I would like to get 5 and 7. Because these are more close to each other than other items. In other word the difference between them is the lowest number:

7 - 5 = 2 // 2 is lowest number as the difference between all array's items

How can I do that?

---

$keep = $arr[0];
$diff = $arr[1] - $arr[0];
foreach ($arr as $item) {
    if ( ($keep - $item) < $diff && $keep != $item ) {
        $diff = $item;
    }
}

My code is incomplete, Because it just compares first item with other items.

Answer 1

Explanation

So to get the two numbers in an array which are the closest to each other you have to compare each value with each other value. But you don't have to compare them with themselves and to the previous ones which you already compared.

To calculate how many comparisons you have to do you can use the binomial coefficient:

(n)            n!
(k)   →   ─────────────
          k! * (n - k)!

_{Where n is the total amount of elements and k how many you pick}

And in your example this would mean:

n = 6 //Array elements
k = 2 //Two values which you compare

     6!                  720
─────────────   →   ─────────────   = 15 comparison
2! * (6 - 2)!          2  *  24

Visualized

20 , 1 , 5 , 10 , 7 , 16  //Array values
↓    ↑   ↑   ↑    ↑   ↑
└────┴───┴───┴────┴───┘  //20 compared to all values, except itself
     ↓   ↑   ↑    ↑   ↑
     └───┴───┴────┴───┘  //1  compared to all values, except itself + [20]
         ↓   ↑    ↑   ↑
         └───┴────┴───┘  //5  compared to all values, except itself + [20, 1]
             ↓    ↑   ↑
             └────┴───┘  //10 compared to all values, except itself + [20, 1, 5]
                  ↓   ↑
                  └───┘  //7  compared to all values, except itself + [20, 1, 5, 10]

                         //16 compared to all values, except itself + [20, 1, 5, 10, 7]

Now to do this in code we need 2 loops to loop over the entire array for each value of the first loop.
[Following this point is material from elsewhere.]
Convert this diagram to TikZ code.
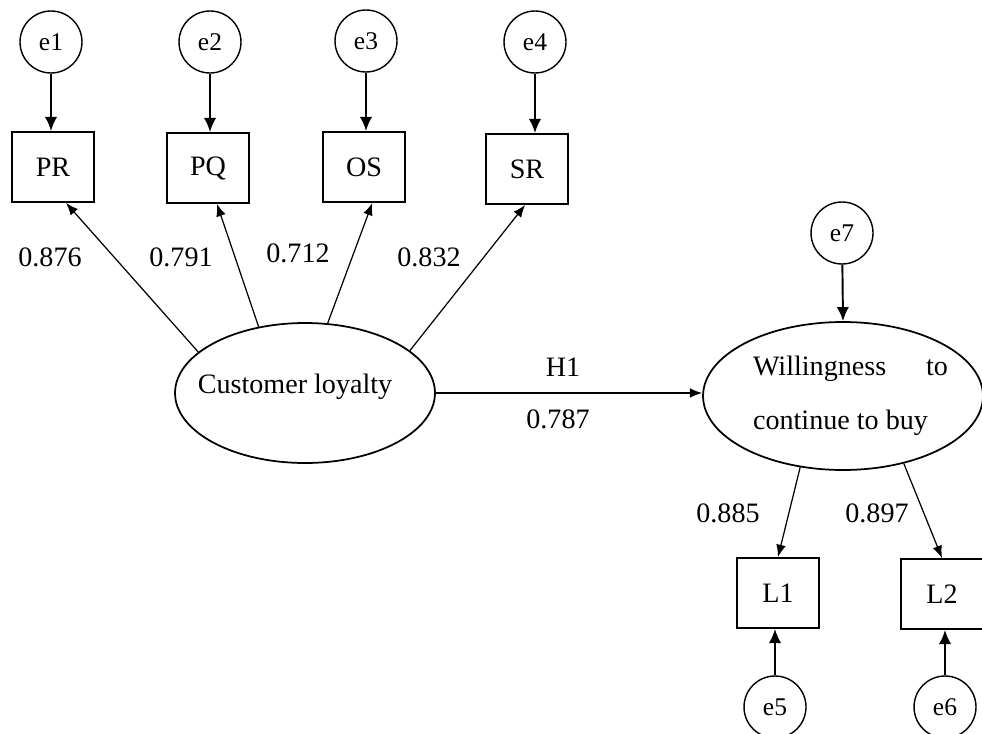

But as we already said we can ignore the value itself and the previous values, so for this we use 2 for loops and set the key, for the inner loop, to be the outer key + 1.

for($key = 0, $length = count($arr); $key < $length; $key++){          
    for($innerKey = $key + 1; $innerKey < $length; $innerKey++){
      //↑ Skipping the previous values and the value itself    
    }               
}

In the inner loop itself we just need to access the current value of the outer loop and get the difference compared to the value of the inner loop. That this also works with negative numbers we just wrap it into an abs() call to make the difference always positive.

Then we just check if the difference is smaller than the smallest difference which we already found, saved in $nearest. (We initialized $nearest by the difference of the biggest and smallest value of the array + 1):

if( ($diff = abs($arr[$keys[$key]] - $arr[$keys[$innerKey]])) < $nearest)          

If the difference is smaller than the smallest difference which we already found, we write the two values into an array and set the new smallest difference:

$result = [$arr[$keys[$key]], $arr[$keys[$innerKey]]];
$nearest = $diff;

Code

<?php

    $arr = [20, 1, 5, 10, 7, 16];

    $keys = array_keys($arr);
    $nearest = max($arr) - min($arr) + 1;
    $result = [];

    for($key = 0, $length = count($arr); $key < $length; $key++){

        for($innerKey = $key + 1; $innerKey < $length; $innerKey++){

            if( ($diff = abs($arr[$keys[$key]] - $arr[$keys[$innerKey]])) < $nearest){
                $result = [$arr[$keys[$key]], $arr[$keys[$innerKey]]];
                $nearest = $diff;

            }

        }

    }

    print_r($result);

?>

Output

[5, 7]